I would also suggest you crate train the dog or train the dog to stay in one room with the door closed. That way when you have people over your able to remove the problem all together.

I would also say that when your introducing family, this aint a one day deal. It could take a very long time. And a ton of caution. Your really between a rock and a hard spot. You have a dog that you dont know yet. That works for and against you. It works for you cause everyone is new right now. I figure that would make it easier to introduce people. On the other hand you dont know the dog. You dont know the tells how hard or soft the temp is, if it fear bites sneak attacks, or goes full on bear.

I would proceed with alot of caution

I dont care what ya do with it. hahahaha.

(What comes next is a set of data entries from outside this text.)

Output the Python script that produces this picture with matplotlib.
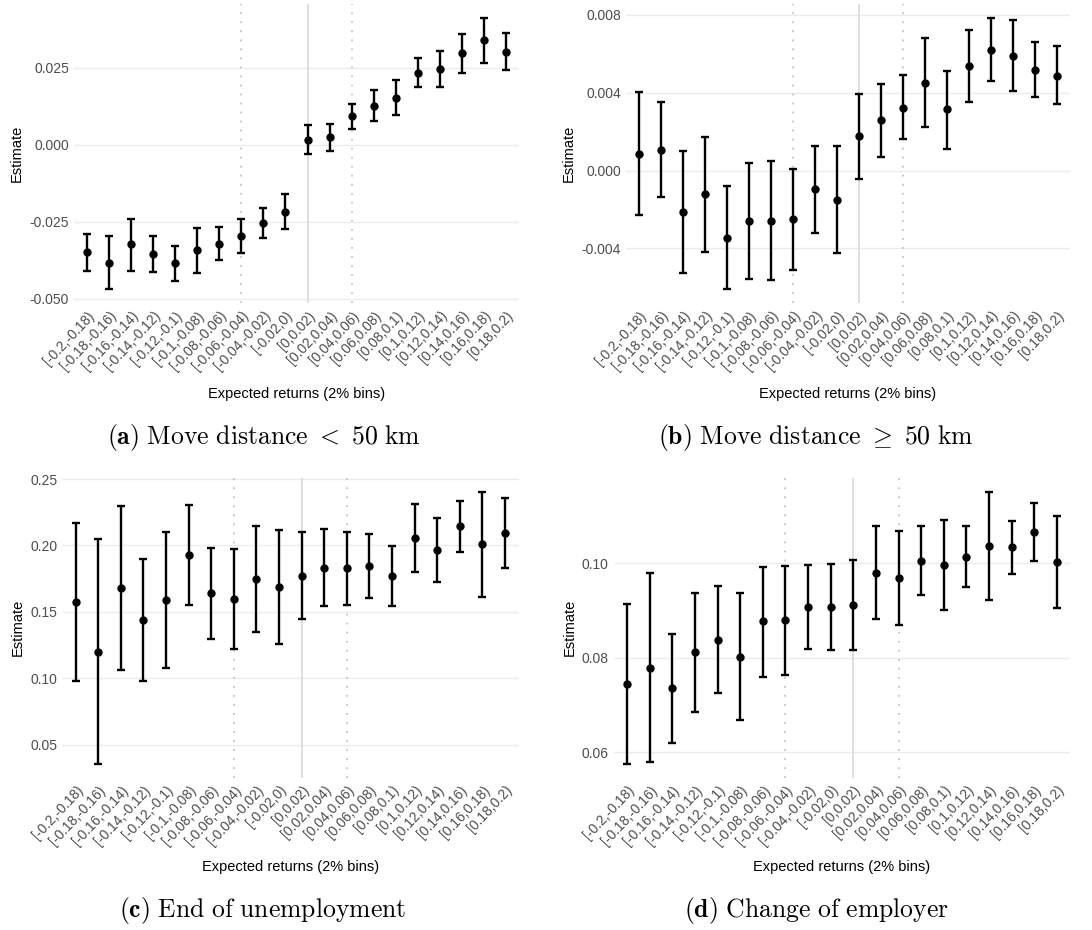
import numpy as np
import matplotlib
matplotlib.use("Agg")
import matplotlib.pyplot as plt
from matplotlib.ticker import FormatStrFormatter

plt.rcParams['font.family'] = ['Liberation Sans', 'DejaVu Sans']
plt.rcParams['mathtext.fontset'] = 'cm'

bins = ["[-0.2,-0.18)", "[-0.18,-0.16)", "[-0.16,-0.14)", "[-0.14,-0.12)", "[-0.12,-0.1)",
        "[-0.1,-0.08)", "[-0.08,-0.06)", "[-0.06,-0.04)", "[-0.04,-0.02)", "[-0.02,0)",
        "[0,0.02)", "[0.02,0.04)", "[0.04,0.06)", "[0.06,0.08)", "[0.08,0.1)",
        "[0.1,0.12)", "[0.12,0.14)", "[0.14,0.16)", "[0.16,0.18)", "[0.18,0.2)"]

# (a) move distance < 50 km
est_a = [-0.0347, -0.0383, -0.0323, -0.0354, -0.0384, -0.0342, -0.0320, -0.0295, -0.0253, -0.0216,
         0.0016, 0.0025, 0.0094, 0.0127, 0.0154, 0.0234, 0.0248, 0.0298, 0.0340, 0.0303]
lo_a = [-0.0408, -0.0469, -0.0410, -0.0413, -0.0441, -0.0416, -0.0373, -0.0351, -0.0303, -0.0274,
        -0.0029, -0.0019, 0.0053, 0.0077, 0.0098, 0.0187, 0.0189, 0.0235, 0.0267, 0.0243]
hi_a = [-0.0288, -0.0296, -0.0239, -0.0296, -0.0327, -0.0268, -0.0266, -0.0241, -0.0204, -0.0158,
        0.0064, 0.0067, 0.0134, 0.0178, 0.0210, 0.0281, 0.0306, 0.0360, 0.0412, 0.0364]

# (b) move distance >= 50 km
est_b = [0.00087, 0.00108, -0.00215, -0.00121, -0.00345, -0.00259, -0.00258, -0.00251, -0.00096, -0.00149,
         0.00176, 0.00258, 0.00324, 0.00451, 0.00314, 0.00536, 0.00621, 0.00589, 0.00519, 0.00488]
lo_b = [-0.00230, -0.00138, -0.00529, -0.00417, -0.00611, -0.00558, -0.00565, -0.00512, -0.00319, -0.00423,
        -0.00043, 0.00072, 0.00162, 0.00222, 0.00113, 0.00352, 0.00461, 0.00408, 0.00379, 0.00341]
hi_b = [0.00403, 0.00355, 0.00101, 0.00174, -0.00077, 0.00041, 0.00048, 0.00009, 0.00128, 0.00128,
        0.00393, 0.00446, 0.00490, 0.00679, 0.00512, 0.00722, 0.00784, 0.00773, 0.00661, 0.00638]

# (c) end of unemployment
est_c = [0.1572, 0.1200, 0.1682, 0.1436, 0.1589, 0.1928, 0.1639, 0.1599, 0.1747, 0.1684,
         0.1772, 0.1833, 0.1827, 0.1845, 0.1770, 0.2058, 0.1965, 0.2146, 0.2008, 0.2093]
lo_c = [0.0979, 0.0354, 0.1065, 0.0979, 0.1080, 0.1551, 0.1298, 0.1223, 0.1346, 0.1258,
        0.1444, 0.1541, 0.1551, 0.1602, 0.1546, 0.1802, 0.1725, 0.1953, 0.1614, 0.1827]
hi_c = [0.2166, 0.2048, 0.2299, 0.1898, 0.2101, 0.2307, 0.1981, 0.1973, 0.2149, 0.2114,
        0.2104, 0.2121, 0.2104, 0.2086, 0.1993, 0.2314, 0.2206, 0.2337, 0.2405, 0.2359]

# (d) change of employer
est_d = [0.0745, 0.0778, 0.0735, 0.0812, 0.0838, 0.0802, 0.0877, 0.0879, 0.0908, 0.0908,
         0.0912, 0.0980, 0.0968, 0.1006, 0.0997, 0.1014, 0.1037, 0.1034, 0.1066, 0.1003]
lo_d = [0.0575, 0.0578, 0.0619, 0.0685, 0.0725, 0.0668, 0.0760, 0.0763, 0.0819, 0.0816,
        0.0817, 0.0882, 0.0869, 0.0933, 0.0902, 0.0949, 0.0922, 0.0978, 0.1004, 0.0905]
hi_d = [0.0914, 0.0979, 0.0851, 0.0938, 0.0953, 0.0938, 0.0993, 0.0995, 0.0996, 0.0999,
        0.1008, 0.1079, 0.1068, 0.1080, 0.1092, 0.1080, 0.1152, 0.1090, 0.1128, 0.1100]

captions = [r"$\mathbf{(a)}\ \mathrm{Move\ distance}\ <\ 50\ \mathrm{km}$",
            r"$\mathbf{(b)}\ \mathrm{Move\ distance}\ \geq\ 50\ \mathrm{km}$",
            r"$\mathbf{(c)}\ \mathrm{End\ of\ unemployment}$",
            r"$\mathbf{(d)}\ \mathrm{Change\ of\ employer}$"]
yticks = [[-0.050, -0.025, 0.0, 0.025], [-0.004, 0.0, 0.004, 0.008],
          [0.05, 0.10, 0.15, 0.20, 0.25], [0.06, 0.08, 0.10]]
yfmt = ['%.3f', '%.3f', '%.2f', '%.2f']

W, H = 1092, 930
# axes boxes in pixels: left, right, top, bottom
boxes = [(74, 519, 4.5, 303), (626, 1070, 4.5, 303),
         (62, 518.6, 478, 777.5), (613.7, 1070.3, 478, 777.5)]
cap_pos = [(264, 437), (816, 437), (263, 910), (816, 910)]
xlab_y = [394, 394, 867, 867]

data = [(est_a, lo_a, hi_a), (est_b, lo_b, hi_b), (est_c, lo_c, hi_c), (est_d, lo_d, hi_d)]

fig = plt.figure(figsize=(W / 100, H / 100), dpi=100)
x = np.arange(len(bins))
for i, (est, lo, hi) in enumerate(data):
    l, r, t, b = boxes[i]
    ax = fig.add_axes([l / W, 1 - b / H, (r - l) / W, (b - t) / H])
    est = np.array(est); lo = np.array(lo); hi = np.array(hi)
    ax.axvline(10, color='#d9d9d9', lw=1.2, zorder=1)
    for v in (7, 12):
        ax.axvline(v, color='#c4c4c4', lw=1.3, ls=(0, (1, 4)), zorder=1)
    ax.errorbar(x, est, yerr=[est - lo, hi - est], fmt='o', color='black', ms=5,
                elinewidth=1.7, capsize=3, capthick=1.7, zorder=3)
    rng = hi.max() - lo.min()
    ax.set_ylim(lo.min() - 0.05 * rng, hi.max() + 0.05 * rng)
    ax.set_xlim(-0.6, len(bins) - 0.4)
    ax.set_yticks(yticks[i])
    ax.yaxis.set_major_formatter(FormatStrFormatter(yfmt[i]))
    ax.set_xticks(x)
    ax.set_xticklabels(bins, rotation=47, ha='right', rotation_mode='anchor')
    ax.grid(axis='y', color='#ebebeb', lw=1.0)
    ax.set_axisbelow(True)
    for s in ax.spines.values():
        s.set_visible(False)
    ax.tick_params(axis='both', length=0, labelsize=10, labelcolor='#4d4d4d')
    ax.tick_params(axis='x', pad=4)
    ax.set_ylabel("Estimate", fontsize=10.5, labelpad=4)
    fig.text((l + r) / 2 / W, 1 - xlab_y[i] / H, "Expected returns (2% bins)",
             ha='center', va='center', fontsize=10.5)
    fig.text(cap_pos[i][0] / W, 1 - cap_pos[i][1] / H, captions[i],
             ha='center', va='center', fontsize=18.5)

fig.savefig("out.png", dpi=100)
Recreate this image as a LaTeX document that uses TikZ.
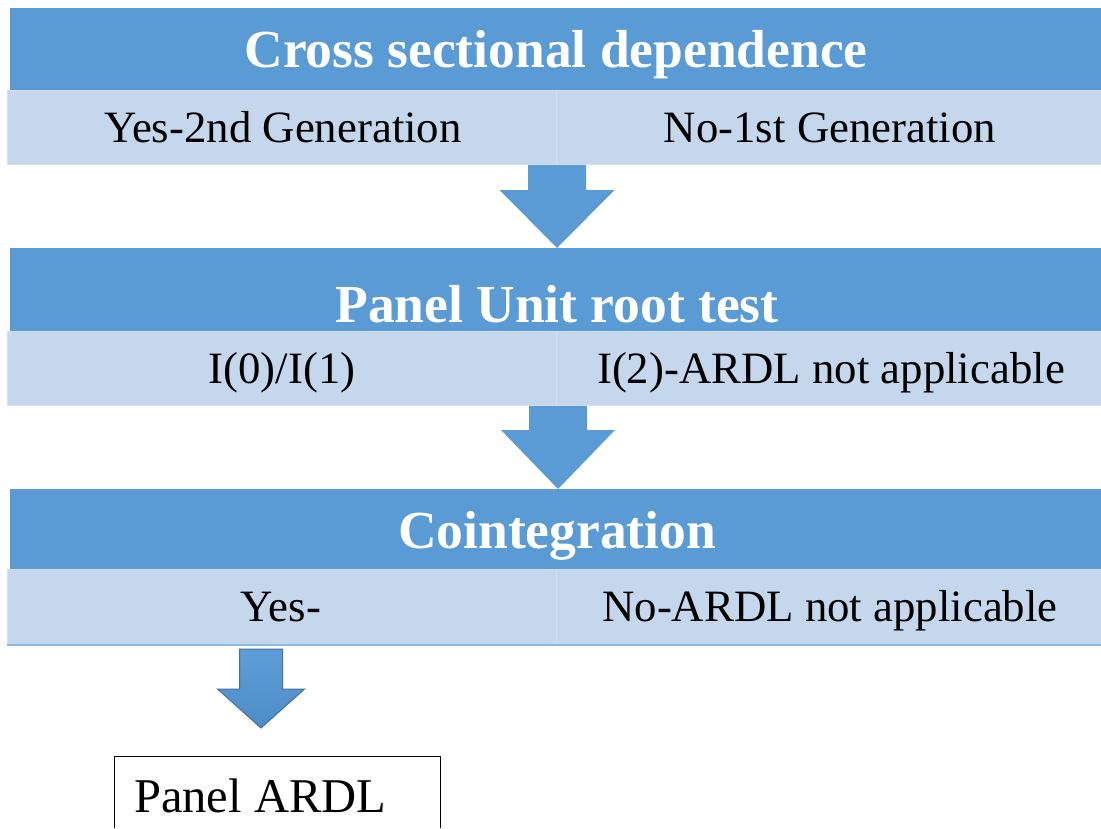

But honestly I would'nt suggest people try to introduce folks to their fila if they are just getting into one. I'm a firm believer it's possible. But not what I suggest to most. This just seems diffrent being they have only known the dog a few weeks.
 

aceoutdoor

Well-Known Member
It varies from dog to dog. Some dogs will bite you as young as 5 months and unless you move in permanently and acclimate yourself they will always despise you. Others after a proper introduction will trust the owners judgment and tolerate you in their home so long as you do nothing they see as a threat. Since kids are involved that changes things also.
 

Tubarao'smom

Well-Known Member
Yes depends on the dog. My mother was here for 3 months when my male was about 8 months old. She took care of him quite a bit. She left, went back to NY. Did not come back here until he was 18 months old and he wanted to maul her. So, for him he did not remember her and viewed her as a stranger and she spent a solid 8 months with him. I would venture to guess that most likely you would have to make frequent visits, as in at least once a week but again this will vary by dog.